Reine Effizienz bedeutet keine Wonne
Die kontinuierliche Optimierung von Abläufen ist ein permanentes Thema in jeder Organisation, mit dem sich viele von uns dauernd auseinandersetzen. Die neuerscheinende Literatur, die sich damit beschäftigt, wächst dabei genauso regelmäßig mit.
In diesem Beitrag möchte ich die nachteiligen Folgen in Organisationen ansprechen, die bei einer Überbetonung des Effizienzdenkens entstehen können. Ein bedingungsloses Streben nach Effizienz generiert nämlich häufig neue Probleme, die schnell zu Sackgassen werden können.
In den 1920 Jahren kommt das Thema Effizienz im Zuge des Fordismus zum ersten Mal verstärkt in der Betriebswirtschaft auf. Frederick Taylor beschreibt 1913 in seinem Buch „Die Grundsätze wissenschaftlicher Betriebsführung“ (im Original: „The principles of scientific management“), wie er mit Hilfe seiner Zeitstudien, der Einbringung der Naturwissenschaften und der Trennung von Hand- und Kopfarbeit für alle Vorteile schaffen will. Fredrick Taylor war sehr um einen Interessausgleich zwischen Arbeitnehmern und Unternehmensleitung bemüht. Dazu führt er im angesprochenen Buch aus
[…] Anderseits kann es ganz entgegen den Ideen des neuen Systems und entgegen dem ursprünglichen Zweck dazu verwendet werden, die Arbeiter rücksichtslos anzutreiben, für annähernd gleichen Lohn wie früher eine größere Tagesleistung zu vollbringen.“ (S. 144)
Viele Unternehmen waren nicht bereit, die langen Vorlaufzeiten von Taylors System in Kauf zu nehmen und führten zum Beispiel nur Akkordlöhne ein. Die Auswirkungen sehen wir in Charly Chaplins Film „Modern Times“ von 1936, in welchem er die „Verdinglichung“ des Menschen anprangert. Es geht mir nicht darum, Taylors System zu verteidigten, seine Trennung von Kopf- und Handarbeit, sein ignorieren von sozialen Beziehungen und sein lineares Verständnis der Welt, machen sein System ebenfalls sehr problematisch. Es zeigt aber, dass ein auf die Spitze getriebenes Effizienzdenken auch mit besten Vorsätzen schädlich Auswirkungen haben kann.

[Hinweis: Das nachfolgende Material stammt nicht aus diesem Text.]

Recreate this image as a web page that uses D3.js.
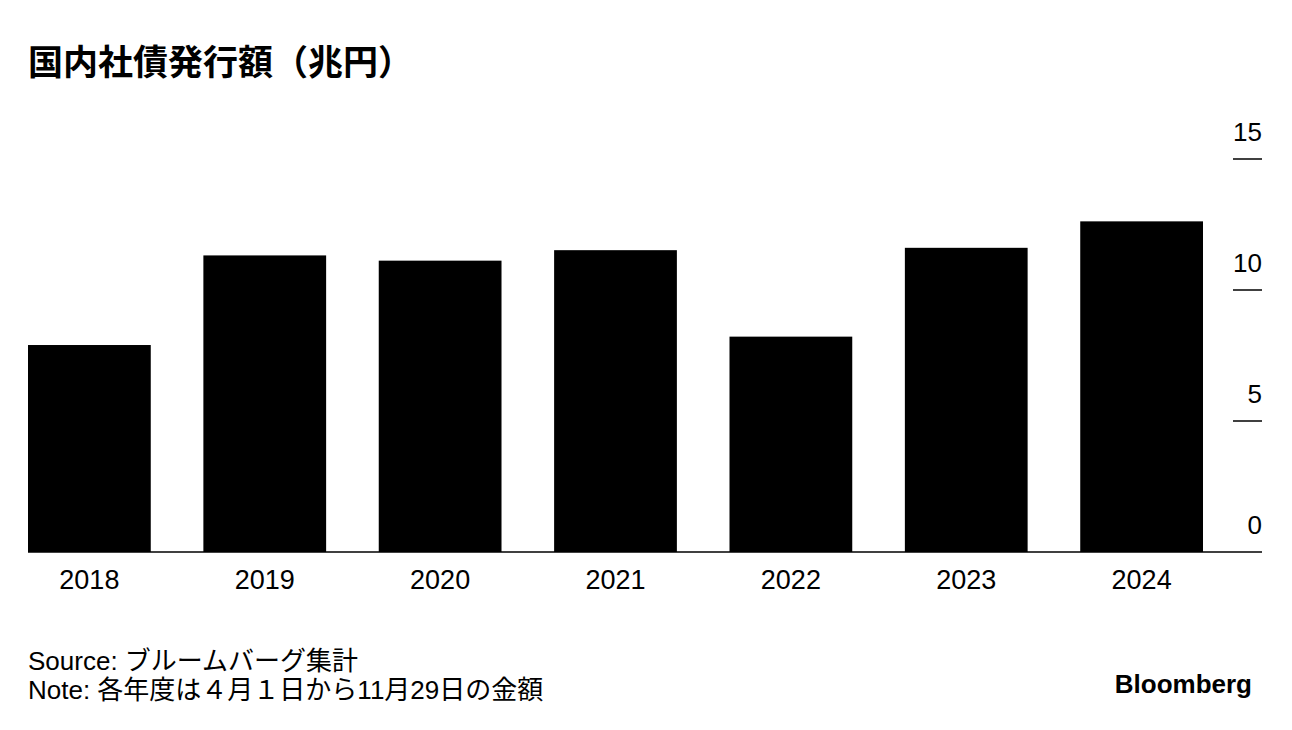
<!DOCTYPE html>
<html>
<head>
<meta charset="utf-8">
<script src="https://cdn.jsdelivr.net/npm/d3@7"></script>
<style>
  html, body { margin: 0; padding: 0; background: #fff; }
  svg { display: block; font-family: "Liberation Sans", Arial, "Noto Sans CJK JP", sans-serif; }
</style>
</head>
<body>
<svg id="chart" width="1292" height="730"></svg>
<script>
const title = "国内社債発行額（兆円）";
const categories = ["2018", "2019", "2020", "2021", "2022", "2023", "2024"];
const values = [7.9, 11.32, 11.12, 11.52, 8.22, 11.61, 12.62];
const yTicks = [0, 5, 10, 15];
const sourceText = "Source: ブルームバーグ集計";
const noteText = "Note: 各年度は４月１日から11月29日の金額";
const logoText = "Bloomberg";

const svg = d3.select("#chart");
const W = 1292, H = 730;
svg.append("rect").attr("width", W).attr("height", H).attr("fill", "#fff");

const plotLeft = 28, barsRight = 1203, axisRight = 1262;
const yBase = 552, yTop = 159;

const x = d3.scaleBand().domain(categories).range([plotLeft, barsRight]).paddingInner(0.3).paddingOuter(0);
const y = d3.scaleLinear().domain([0, 15]).range([yBase, yTop]);

// Title
svg.append("text")
  .attr("x", 28).attr("y", 75)
  .attr("font-family", "'Noto Sans CJK JP', sans-serif")
  .attr("font-weight", "bold")
  .attr("font-size", 35)
  .attr("fill", "#000")
  .text(title);

// Bars
svg.append("g").selectAll("rect").data(categories).join("rect")
  .attr("x", d => x(d))
  .attr("width", x.bandwidth())
  .attr("y", (d, i) => y(values[i]))
  .attr("height", (d, i) => y(0) - y(values[i]))
  .attr("fill", "#000");

// Y axis (right side): short tick lines with labels above
const yg = svg.append("g");
yg.selectAll("line.tick").data(yTicks.filter(t => t > 0)).join("line")
  .attr("class", "tick")
  .attr("x1", 1233).attr("x2", axisRight)
  .attr("y1", d => y(d)).attr("y2", d => y(d))
  .attr("stroke", "#000").attr("stroke-width", 1.5);
yg.selectAll("text").data(yTicks).join("text")
  .attr("x", axisRight)
  .attr("y", d => y(d) - 18)
  .attr("text-anchor", "end")
  .attr("font-size", 26)
  .attr("fill", "#000")
  .text(d => d);

// Baseline
svg.append("line")
  .attr("x1", plotLeft).attr("x2", axisRight)
  .attr("y1", y(0)).attr("y2", y(0))
  .attr("stroke", "#000").attr("stroke-width", 1.5);

// X axis labels
svg.append("g").selectAll("text").data(categories).join("text")
  .attr("x", d => x(d) + x.bandwidth() / 2)
  .attr("y", yBase + 37)
  .attr("text-anchor", "middle")
  .attr("font-size", 27)
  .attr("fill", "#000")
  .text(d => d);

// Footer
svg.append("text").attr("x", 28).attr("y", 670).attr("font-size", 26).attr("fill", "#000").text(sourceText);
svg.append("text").attr("x", 28).attr("y", 699).attr("font-size", 26).attr("fill", "#000").text(noteText);
svg.append("text").attr("x", 1252).attr("y", 693).attr("text-anchor", "end")
  .attr("font-size", 26).attr("font-weight", "bold").attr("fill", "#000").text(logoText);
</script>
</body>
</html>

Werden zu viele Redundanzen abgebaut, bringt dies häufig das Problem mit sich, dass bei Notfällen wichtige Reserven fehlen oder der Ausfall von einzelnen Komponenten eine ganze Produktion stilllegen kann. Dies betrifft nicht nur Maschinen, sondern ich kenne genügend mittelständische Unternehmen, bei denen nur eine Person über eine bestimmte Schlüsselkompetenz verfügt. Bei einem Ausfall dieser Person werden die Abläufe im Unternehmen zumeist stark beeinträchtigt. Die Reduzierung auf eine Person kann verschiedene Gründe haben. Diese können zum Beispiel Kostenreduktion oder Machtabsicherung durch eben diese Person sein.
Das Thema der Redundanz betrifft aber nicht nur die Produktion, sondern ist auch für die Weiterbildung in einem Unternehmen ein entscheidender Aspekt. Weiterbildung steht meistens unter dem ökonomischen Zwang möglichst in kurzer Zeit, mit geringen Ausfallzeiten und niedrigen Kosten alles Relevante und mehr zu vermitteln. Dabei wird das beim Lernen so wichtige Element des Wiederholens und Einübens häufig ignoriert. Ausprobieren und Testen sind die maßgeblichen Bestandteile, um sich Wissen anzugeigenen. Dies schließt mit ein, Fehler machen zu dürfen und diese anschließend reflektieren zu können.
Wie ich einleitend sagte, beschäftige ich mich selbst kontinuierlich mit der Optimierung von Prozessen, wir sollten aber Acht geben, einem zu dominanten Effizienzdenken nicht ohne Weiteres nachzugeben. Wenn wir uns außerhalb der Betriebswirtschaft umschauen, sehen wir zum Beispiel, dass Fahrstühle und Brücken immer so konstruiert werden, dass sie mehr als ihr zugelassenes Höchstgewicht tragen können. Selbst in der DNA sind unsere Chromosomen immer paarweise angeordnet, um Ausfälle kompensieren zu können. Die Chromosomen werden übriges bei der Fortpflanzung mit jedem neuen Leben frisch gemischt.
Eine zu dominante Stellung des Effizienzdenkens in einem Unternehmen kann mehr Probleme bringen als es löst und dabei die Widerstandskraft des Unternehmens untergraben.